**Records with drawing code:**
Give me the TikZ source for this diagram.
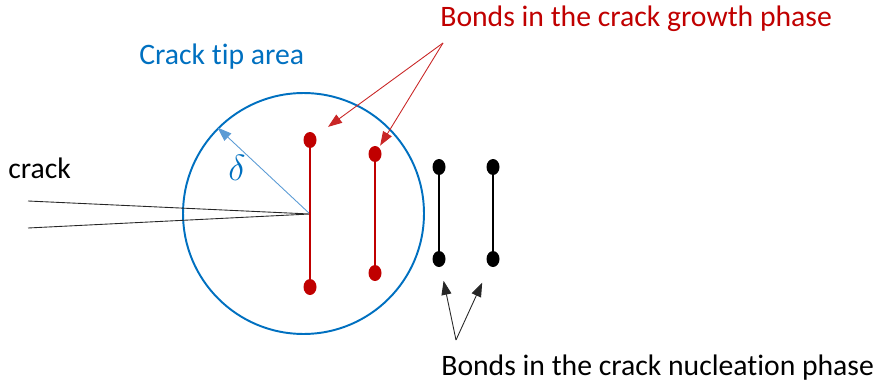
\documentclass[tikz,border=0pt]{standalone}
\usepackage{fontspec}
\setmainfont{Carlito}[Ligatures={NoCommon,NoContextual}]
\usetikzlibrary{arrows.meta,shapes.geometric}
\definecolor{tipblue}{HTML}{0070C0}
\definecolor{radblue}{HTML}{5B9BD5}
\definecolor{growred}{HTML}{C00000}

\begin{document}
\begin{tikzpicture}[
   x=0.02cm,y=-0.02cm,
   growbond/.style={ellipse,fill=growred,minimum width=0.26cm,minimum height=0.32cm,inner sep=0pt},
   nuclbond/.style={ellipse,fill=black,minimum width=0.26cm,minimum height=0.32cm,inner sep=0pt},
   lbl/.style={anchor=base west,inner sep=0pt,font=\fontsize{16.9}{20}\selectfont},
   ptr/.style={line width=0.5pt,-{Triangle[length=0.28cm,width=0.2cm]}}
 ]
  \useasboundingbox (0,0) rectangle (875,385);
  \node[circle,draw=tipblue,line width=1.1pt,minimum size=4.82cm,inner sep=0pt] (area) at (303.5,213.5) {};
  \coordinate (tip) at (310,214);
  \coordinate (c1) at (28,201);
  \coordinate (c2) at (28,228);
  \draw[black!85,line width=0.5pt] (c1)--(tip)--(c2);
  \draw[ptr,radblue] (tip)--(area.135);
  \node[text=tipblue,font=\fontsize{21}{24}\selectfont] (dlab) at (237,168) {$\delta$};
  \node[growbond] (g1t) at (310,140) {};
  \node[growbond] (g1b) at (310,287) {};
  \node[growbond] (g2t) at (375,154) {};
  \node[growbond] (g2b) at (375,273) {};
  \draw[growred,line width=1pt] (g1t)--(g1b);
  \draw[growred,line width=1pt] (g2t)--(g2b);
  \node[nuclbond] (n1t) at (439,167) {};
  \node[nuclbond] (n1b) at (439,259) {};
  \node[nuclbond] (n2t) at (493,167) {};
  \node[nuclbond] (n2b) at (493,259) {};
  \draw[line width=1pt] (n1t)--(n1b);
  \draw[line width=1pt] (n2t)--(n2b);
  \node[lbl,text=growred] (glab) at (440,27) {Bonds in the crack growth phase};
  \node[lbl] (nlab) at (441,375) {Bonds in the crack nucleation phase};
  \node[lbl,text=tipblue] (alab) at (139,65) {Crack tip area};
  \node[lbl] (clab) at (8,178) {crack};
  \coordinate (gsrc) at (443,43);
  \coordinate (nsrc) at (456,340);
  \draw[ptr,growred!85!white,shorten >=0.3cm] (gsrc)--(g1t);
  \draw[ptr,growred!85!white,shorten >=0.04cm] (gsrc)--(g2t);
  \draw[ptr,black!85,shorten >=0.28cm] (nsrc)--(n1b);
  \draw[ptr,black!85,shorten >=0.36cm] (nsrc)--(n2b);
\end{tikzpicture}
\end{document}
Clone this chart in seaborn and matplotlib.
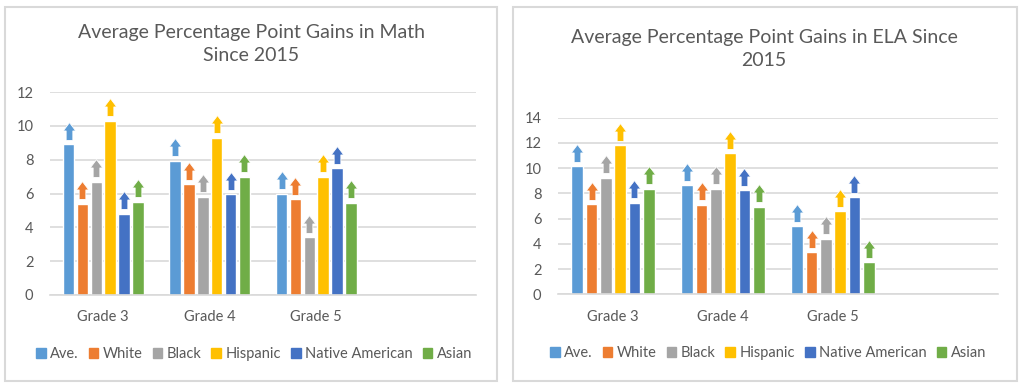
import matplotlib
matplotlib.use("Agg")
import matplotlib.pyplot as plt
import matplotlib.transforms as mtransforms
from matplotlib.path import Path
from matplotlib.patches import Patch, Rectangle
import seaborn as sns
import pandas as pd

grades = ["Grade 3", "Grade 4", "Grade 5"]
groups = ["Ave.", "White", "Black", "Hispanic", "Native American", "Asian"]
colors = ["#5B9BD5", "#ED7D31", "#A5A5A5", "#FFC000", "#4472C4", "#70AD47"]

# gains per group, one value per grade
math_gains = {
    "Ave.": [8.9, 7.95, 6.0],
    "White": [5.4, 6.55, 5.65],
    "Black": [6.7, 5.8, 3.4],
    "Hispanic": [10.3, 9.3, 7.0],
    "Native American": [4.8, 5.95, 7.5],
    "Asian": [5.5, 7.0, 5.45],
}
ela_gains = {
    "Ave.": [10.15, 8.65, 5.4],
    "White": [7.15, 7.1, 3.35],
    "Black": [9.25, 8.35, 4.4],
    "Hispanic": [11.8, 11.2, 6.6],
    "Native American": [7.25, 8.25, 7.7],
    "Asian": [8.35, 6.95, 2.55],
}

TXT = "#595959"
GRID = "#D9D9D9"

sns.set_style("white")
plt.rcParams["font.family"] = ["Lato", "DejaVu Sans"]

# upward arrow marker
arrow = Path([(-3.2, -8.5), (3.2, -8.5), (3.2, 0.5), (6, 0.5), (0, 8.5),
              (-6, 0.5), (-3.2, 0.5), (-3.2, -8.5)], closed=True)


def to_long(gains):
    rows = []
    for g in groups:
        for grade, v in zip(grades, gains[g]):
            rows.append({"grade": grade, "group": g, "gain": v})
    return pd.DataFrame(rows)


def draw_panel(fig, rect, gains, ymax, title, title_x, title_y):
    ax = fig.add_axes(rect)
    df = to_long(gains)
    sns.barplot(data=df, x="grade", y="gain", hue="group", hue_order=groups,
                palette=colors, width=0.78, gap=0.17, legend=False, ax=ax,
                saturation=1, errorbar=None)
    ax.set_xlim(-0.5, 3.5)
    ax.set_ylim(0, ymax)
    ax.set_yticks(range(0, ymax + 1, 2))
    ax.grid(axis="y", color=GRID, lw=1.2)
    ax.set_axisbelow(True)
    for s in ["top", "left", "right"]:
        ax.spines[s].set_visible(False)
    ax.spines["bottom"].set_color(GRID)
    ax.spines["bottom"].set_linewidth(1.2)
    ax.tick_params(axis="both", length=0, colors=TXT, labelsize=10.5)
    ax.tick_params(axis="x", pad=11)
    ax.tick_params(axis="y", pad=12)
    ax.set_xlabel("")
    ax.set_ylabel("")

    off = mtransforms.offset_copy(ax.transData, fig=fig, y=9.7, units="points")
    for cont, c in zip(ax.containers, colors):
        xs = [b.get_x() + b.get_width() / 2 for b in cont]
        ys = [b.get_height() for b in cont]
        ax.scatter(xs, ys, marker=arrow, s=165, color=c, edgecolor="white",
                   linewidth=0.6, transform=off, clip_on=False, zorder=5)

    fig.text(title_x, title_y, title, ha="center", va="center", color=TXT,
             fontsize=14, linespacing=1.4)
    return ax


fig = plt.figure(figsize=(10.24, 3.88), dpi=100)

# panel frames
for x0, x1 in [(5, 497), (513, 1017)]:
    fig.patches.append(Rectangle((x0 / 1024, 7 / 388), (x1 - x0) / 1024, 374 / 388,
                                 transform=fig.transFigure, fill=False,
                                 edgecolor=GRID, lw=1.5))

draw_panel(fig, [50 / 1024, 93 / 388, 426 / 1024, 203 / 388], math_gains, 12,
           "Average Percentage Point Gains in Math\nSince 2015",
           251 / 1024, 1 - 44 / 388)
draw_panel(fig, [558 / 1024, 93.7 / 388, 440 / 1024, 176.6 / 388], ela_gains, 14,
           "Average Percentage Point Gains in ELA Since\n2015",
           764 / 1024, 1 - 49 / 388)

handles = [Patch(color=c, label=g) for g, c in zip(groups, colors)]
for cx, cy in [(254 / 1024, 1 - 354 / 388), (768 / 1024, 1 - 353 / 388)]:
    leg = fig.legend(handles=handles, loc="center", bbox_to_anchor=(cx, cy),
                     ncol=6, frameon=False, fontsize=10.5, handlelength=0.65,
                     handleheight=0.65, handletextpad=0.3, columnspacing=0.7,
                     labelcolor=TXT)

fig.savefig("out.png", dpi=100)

**Written request:**
Give again, word for word, the part that opens with the line containing "Clone this chart in seaborn and matplotlib." and closes with the one containing "import pandas as pd". Include both of those lines and skip all pictures.

**Output below:**
Clone this chart in seaborn and matplotlib.
import matplotlib
matplotlib.use("Agg")
import matplotlib.pyplot as plt
import matplotlib.transforms as mtransforms
from matplotlib.path import Path
from matplotlib.patches import Patch, Rectangle
import seaborn as sns
import pandas as pd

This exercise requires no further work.